The state and development agencies have echoed this portrayal, treating them as “underdeveloped” people in need of modernization. But the Ovahimba, Ovatjimba, and Ovatue are pushing back. They are challenging this outdated narrative and exposing how Namibia’s legal framework still sidelines them from meaningful participation in the mining economy.
A Legal Maze Without a Map
Regulation 30 of the General Regulations under the Communal Land Reform Act 5 of 2002 requires traditional authorities to make recommendations about mining activities on communal land. However, the Ministry of Industries, Mines and Energy (MIME) has interpreted this requirement as a need for letters of consent.
This unofficial interpretation, which was never gazetted or supported by formal policy, has bred confusion and conflict. The Minerals Act remains silent on the issue, while the Environmental Management Act only calls for consultation, and not consent, during the process of issuing Environmental Clearance Certificates.
The confusion worsened in 2024 when the Mining Commissioner issued a memorandum misinterpreting section 16 of the Minerals Act, requiring mining-claim applicants to first secure consent from Exclusive Prospecting License (EPL) holders.
EPL holders refuse consent to mining-claim applicants, yet these same EPL holders must obtain approval from traditional authorities who represent the very communities whose members are being denied consent, creating a circular deadlock.
This circular tug-of-war has turned into a power struggle, with chiefs and authorities effectively retaliating on behalf of their communities. The result is a procedural deadlock. Projects stall, trust erodes, and no one can determine whose approval actually counts.
Chiefs Are Not the Community
Officials must grasp a simple truth. A chief’s signature is not the community’s voice. Chiefs endorse decisions made collectively by their people. When the law treats the chief’s signature as full community consent, it weakens communal governance and fuels mistrust.
Consultation cannot be reduced to ticking boxes. Genuine participation requires acknowledging the deep cultural roots and long history of dispossession that shape these communities.
The principle of Free, Prior and Informed Consent (FPIC) provides a clear and fair standard. FPIC requires that affected communities be fully informed and consulted before any project starts, and that they consent constitutes not mere recommendations but guides approvals.
Namibia urgently needs to incorporate FPIC into its mining and communal land laws with clear, culturally appropriate guidelines.
The government should also extend the Minerals Ancillary Rights Commission, which now only mediates disputes on private farms, to cover conflicts on communal land. This would create fair spaces for negotiation instead of leaving communities and investors in perpetual conflict.
A History That Shapes the Present
Understanding why consultation is so complex in Kunene means understanding its history. Livestock herding in Kaokoland, often depicted as ancient, actually evolved through centuries of disruption.
In the 1800s, raids by the Topnaars and Swaartboois devastated Herero settlements, forcing families either to flee north into Angola or retreat into Kaokoland’s mountains.
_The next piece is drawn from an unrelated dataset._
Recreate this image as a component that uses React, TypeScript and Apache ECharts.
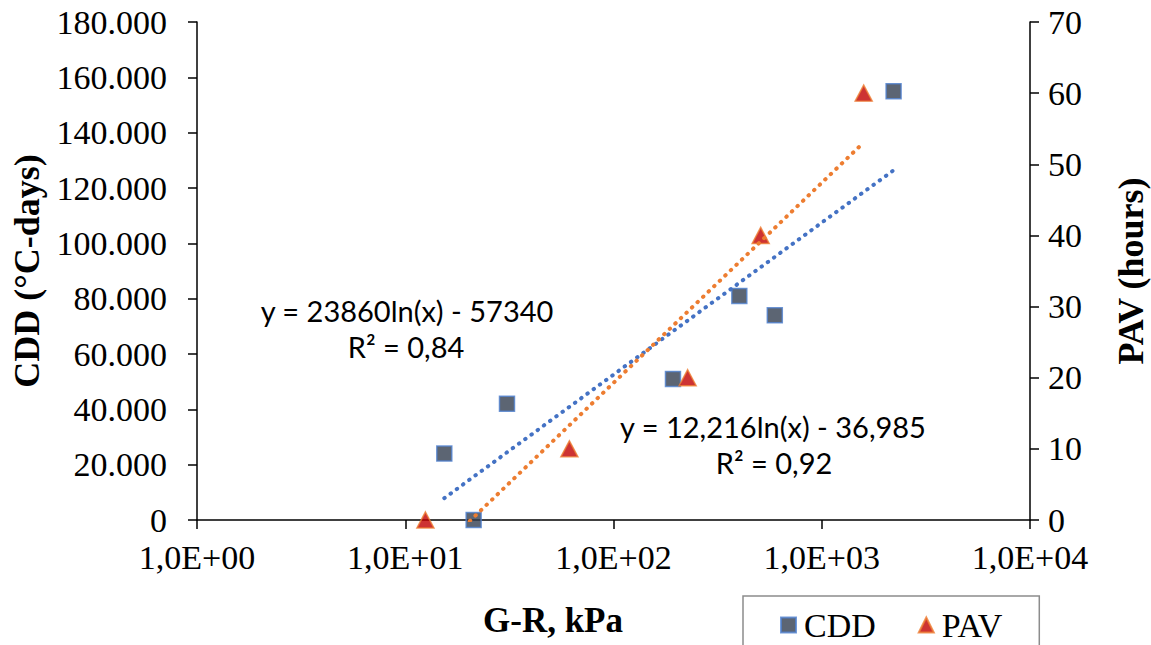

Those who crossed the Kunene became the Ovahimba, maintaining pastoralism while engaging with Portuguese traders. Those who stayed behind became the Tjimba, surviving through foraging and small-scale trade.
Colonial land deals deepened this displacement. In 1885, Swartbooi and Topnaar leaders sold Kaokoland to Ludwig Koch (agent to Adolf Lüderitz) on behalf of the Deutsche Kolonialgesellschaft für Südwestafrika (DKGSWA), which later sold it to the Kaoko Land- und Minengesellschaft (KLMG) in London.
By 1894, more than 100,000 square kilometres, including today’s Opuwo and Khorixas, had been traded on the international stock market.
When South Africa took over in 1920, it intensified isolation. Government Notice 122 of 1923 divided Kaokoland into three reserves, each with its own chief. Chief Vita Tom for the Herero, Chief Muhona Katiti for the Himba, and Chief Kahewa-Nawa for the Tjimba.
This policy entrenched separate governance systems and shaped how different communities view authority, land, and development. A one-size-fits-all approach to consultation simply cannot work in such a diverse cultural landscape.
Moving Forward
When KLMG lost its holdings in 1920, the region’s economy collapsed. Trade restrictions and livestock bans deepened poverty. By the mid-twentieth century, decades of isolation had turned the Ovahimba, Ovatjimba, and Ovatue into what the government now calls “traditional livestock keepers.” But this image hides a painful legacy of lost autonomy and exclusion.
Today, policymakers must confront that legacy. Mining in Kunene will not succeed through legislation alone. It needs social legitimacy, and legitimacy begins with listening.
Implementing FPIC with clear and culturally grounded guidelines will protect community rights, build trust, and make investment sustainable. Development in Kaokoland must no longer echo colonial patterns of silence and exclusion. Before the first shovel breaks the copper-rich soil and other minerals, the voices of those who have lived on it for centuries must finally be heard.
* Stanley Lineekela Kambonde is a Mining Professional.